=== What this task involves ===
Omit the pictures and print exactly the lines of the listing below, starting at the first and ending at the line containing "const yTicks = [1, 10, 100, 1000];".

=== Data excerpt ===
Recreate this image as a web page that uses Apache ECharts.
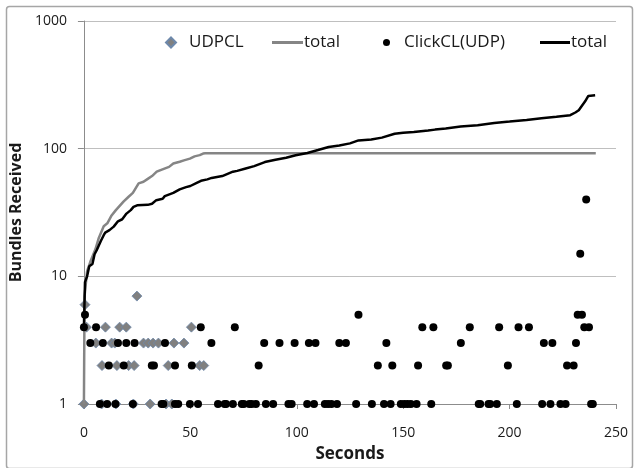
<!DOCTYPE html>
<html>
<head>
<meta charset="utf-8">
<script src="https://cdn.jsdelivr.net/npm/echarts@6/dist/echarts.min.js"></script>
<style>
html,body{margin:0;padding:0;background:#fff;}
#chart{width:634px;height:468px;}
</style>
</head>
<body>
<div id="chart"></div>
<script>
// Tick values
const xTicks = [0, 50, 100, 150, 200, 250];
const yTicks = [1, 10, 100, 1000];

// UDPCL per-interval bundles [seconds, bundles]
const udpclPoints = [
  [0, 1], [0.5, 6], [24.9, 7],
  [1.2, 4], [10.1, 4], [16.8, 4], [19.9, 4], [50.5, 4],
  [5.6, 3], [13, 3], [14.5, 3], [28, 3], [30.2, 3], [32.5, 3], [35, 3], [42.3, 3], [47, 3],
  [8.5, 2], [15.5, 2], [21, 2], [23.6, 2], [39.6, 2], [54.4, 2], [56.3, 2],
  [8.3, 1], [15, 1], [23.2, 1], [31.1, 1], [38.6, 1], [41.3, 1]
];

// UDPCL cumulative total [seconds, bundles]
const udpclTotal = [
  [0, 1], [0.3, 7], [1.5, 11], [3, 13], [5.4, 16.3], [7, 20], [9.3, 24.7], [11, 26],
  [13, 30], [15, 33], [18.7, 38.6], [21, 42], [23, 45], [25.7, 53.5], [28, 55],
  [30, 58], [32, 61], [34.2, 66], [36, 68], [40, 72], [42, 76.5], [45, 79],
  [47, 81], [49.8, 83.6], [52, 87], [54.4, 89], [56, 91.5], [57, 92], [240.5, 92]
];

// ClickCL(UDP) per-interval bundles [seconds, bundles]
const clickPoints = [
  [236, 40], [233.2, 15],
  [0.5, 5], [129, 5], [232, 5], [234, 5],
  [0, 4], [5.7, 4], [54.9, 4], [70.9, 4], [159, 4], [164.2, 4], [181.3, 4], [195.1, 4],
  [204.2, 4], [209.1, 4], [235.1, 4], [237.3, 4],
  [3, 3], [8.9, 3], [16, 3], [19.9, 3], [23.8, 3], [38.1, 3], [59.9, 3], [84.7, 3],
  [91.9, 3], [99, 3], [105.7, 3], [108.8, 3], [120, 3], [123.1, 3], [142.1, 3],
  [177.1, 3], [216.1, 3], [220.1, 3], [231.2, 3],
  [11.7, 2], [18.7, 2], [31.9, 2], [32.9, 2], [42.8, 2], [50.7, 2], [82.1, 2],
  [138.1, 2], [144.9, 2], [157, 2], [170.2, 2], [171, 2], [199.2, 2], [227, 2], [230.1, 2],
  [7.5, 1], [10.9, 1], [14.8, 1], [23, 1], [36.5, 1], [37.3, 1], [42.8, 1], [44.3, 1],
  [49.8, 1], [53.6, 1], [63, 1], [66.1, 1], [66.8, 1], [70, 1], [74.2, 1], [75.1, 1],
  [77.7, 1], [78.8, 1], [80.8, 1], [85.5, 1], [88.9, 1], [96.1, 1], [97.6, 1], [104.9, 1],
  [108.1, 1], [113.2, 1], [114.7, 1], [116.3, 1], [118.9, 1], [127.9, 1], [135.3, 1],
  [141, 1], [144.1, 1], [148.9, 1], [150.5, 1], [152, 1], [153.6, 1], [156.3, 1],
  [163.2, 1], [185.5, 1], [186.2, 1], [190.1, 1], [190.9, 1], [194, 1], [203.4, 1],
  [215.3, 1], [219.2, 1], [223.9, 1], [226.3, 1], [238.3, 1], [239.1, 1]
];

// ClickCL(UDP) cumulative total [seconds, bundles]
const clickTotal = [
  [0, 4], [0.5, 9], [1.5, 10], [2.5, 12], [4, 12.5], [5, 14.9], [6, 16], [8, 19],
  [9.3, 21], [10, 22], [12, 23], [14, 24.5], [16, 27], [18, 28], [20, 31], [22, 33],
  [23.3, 35], [25, 36], [30, 36.3], [32, 37], [34, 39.5], [37, 40.5], [38, 42.5],
  [42, 45], [45, 48], [48, 50], [50, 51], [53, 54], [55, 56], [58, 57.5], [60, 59],
  [65, 61], [70, 66], [72, 67], [76, 70], [80, 73], [85, 78.5], [90, 82], [95, 85],
  [99.5, 88.7], [105, 92.5], [110, 97.5], [115, 103], [120, 106], [125, 110],
  [129, 116], [135, 118], [140, 122], [146, 130.7], [150, 133], [155, 135],
  [161.7, 138.6], [165, 141], [170, 144], [177, 149], [185, 152.5], [192.8, 159],
  [200, 163], [208, 168], [215, 173], [222, 178], [228.5, 183], [230.9, 192],
  [232.5, 200], [234, 217], [235.5, 235], [237, 259], [240.2, 262]
];

const FONT = '"Open Sans", "Noto Sans", sans-serif';
const chart = echarts.init(document.getElementById('chart'), null, {renderer: 'canvas'});

const legendText = {fontFamily: FONT, fontSize: 17, color: '#1a1a1a'};
const nameFmt = function (n) { return n.indexOf('total') >= 0 ? 'total' : n; };
const LEG_TOP = 34;

chart.setOption({
  animation: false,
  backgroundColor: '#ffffff',
  graphic: [{
    type: 'rect', left: 4, top: 4, silent: true,
    shape: {width: 626, height: 462, r: 3},
    style: {fill: 'none', stroke: '#a6a6a6', lineWidth: 1.5}
  }],
  grid: {left: 80, right: 18, top: 21, bottom: 60, containLabel: false},
  legend: [
    {data: ['UDPCL'], left: 165, top: LEG_TOP, padding: 0, itemWidth: 10, itemHeight: 10, formatter: nameFmt,
     textStyle: Object.assign({padding: [0, 0, 0, 8]}, legendText), selectedMode: false},
    {data: [{name: 'UDPCL total', icon: 'rect', itemStyle: {color: '#858585'}}], left: 272, top: LEG_TOP, padding: 0,
     itemWidth: 31, itemHeight: 3, formatter: nameFmt,
     textStyle: Object.assign({padding: [0, 0, 0, -4]}, legendText), selectedMode: false},
    {data: ['ClickCL(UDP)'], left: 383, top: LEG_TOP, padding: 0, itemWidth: 7, itemHeight: 7, formatter: nameFmt,
     textStyle: Object.assign({padding: [0, 0, 0, 9]}, legendText), selectedMode: false},
    {data: [{name: 'ClickCL total', icon: 'rect', itemStyle: {color: '#000000'}}], left: 540, top: LEG_TOP, padding: 0,
     itemWidth: 30, itemHeight: 3, formatter: nameFmt,
     textStyle: Object.assign({padding: [0, 0, 0, -4]}, legendText), selectedMode: false}
  ],
  xAxis: {
    type: 'value', min: xTicks[0], max: xTicks[xTicks.length - 1], interval: 50,
    name: 'Seconds', nameLocation: 'middle', nameGap: 42,
    nameTextStyle: {fontFamily: FONT, fontSize: 17, fontWeight: 'bold', color: '#1a1a1a'},
    axisLine: {show: true, onZero: false, lineStyle: {color: '#8c8c8c', width: 1}},
    axisTick: {show: true, inside: false, length: 5, lineStyle: {color: '#8c8c8c'}},
    axisLabel: {fontFamily: FONT, fontSize: 14, color: '#1a1a1a', margin: 22},
    splitLine: {show: false}
  },
  yAxis: {
    type: 'log', logBase: 10, min: yTicks[0], max: yTicks[yTicks.length - 1],
    name: 'Bundles Received', nameLocation: 'middle', nameGap: 39, nameRotate: 90,
    nameTextStyle: {fontFamily: FONT, fontSize: 16, fontWeight: 'bold', color: '#1a1a1a'},
    axisLine: {show: true, lineStyle: {color: '#8c8c8c', width: 1}},
    axisTick: {show: true, inside: false, length: 6, lineStyle: {color: '#8c8c8c'}},
    axisLabel: {fontFamily: FONT, fontSize: 14, color: '#1a1a1a', margin: 17,
      formatter: function (v) { return String(Math.round(v)); }},
    splitLine: {show: true, lineStyle: {color: '#bfbfbf', width: 1}},
    minorTick: {show: false}
  },
  series: [
    {
      name: 'UDPCL', type: 'scatter', data: udpclPoints, symbol: 'diamond', symbolSize: 10,
      itemStyle: {color: '#808080', borderColor: '#6d88aa', borderWidth: 0.8, opacity: 1}, z: 2
    },
    {
      name: 'UDPCL total', type: 'line', data: udpclTotal, symbol: 'none', showSymbol: false,
      lineStyle: {color: '#858585', width: 2.5}, itemStyle: {color: '#858585'}, z: 3
    },
    {
      name: 'ClickCL(UDP)', type: 'scatter', data: clickPoints, symbol: 'circle', symbolSize: 8,
      itemStyle: {color: '#000000', opacity: 1}, z: 4
    },
    {
      name: 'ClickCL total', type: 'line', data: clickTotal, symbol: 'none', showSymbol: false,
      lineStyle: {color: '#000000', width: 2.5}, itemStyle: {color: '#000000'}, z: 5
    }
  ]
});
</script>
</body>
</html>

=== Task response ===
Recreate this image as a web page that uses Apache ECharts.
<!DOCTYPE html>
<html>
<head>
<meta charset="utf-8">
<script src="https://cdn.jsdelivr.net/npm/echarts@6/dist/echarts.min.js"></script>
<style>
html,body{margin:0;padding:0;background:#fff;}
#chart{width:634px;height:468px;}
</style>
</head>
<body>
<div id="chart"></div>
<script>
// Tick values
const xTicks = [0, 50, 100, 150, 200, 250];
const yTicks = [1, 10, 100, 1000];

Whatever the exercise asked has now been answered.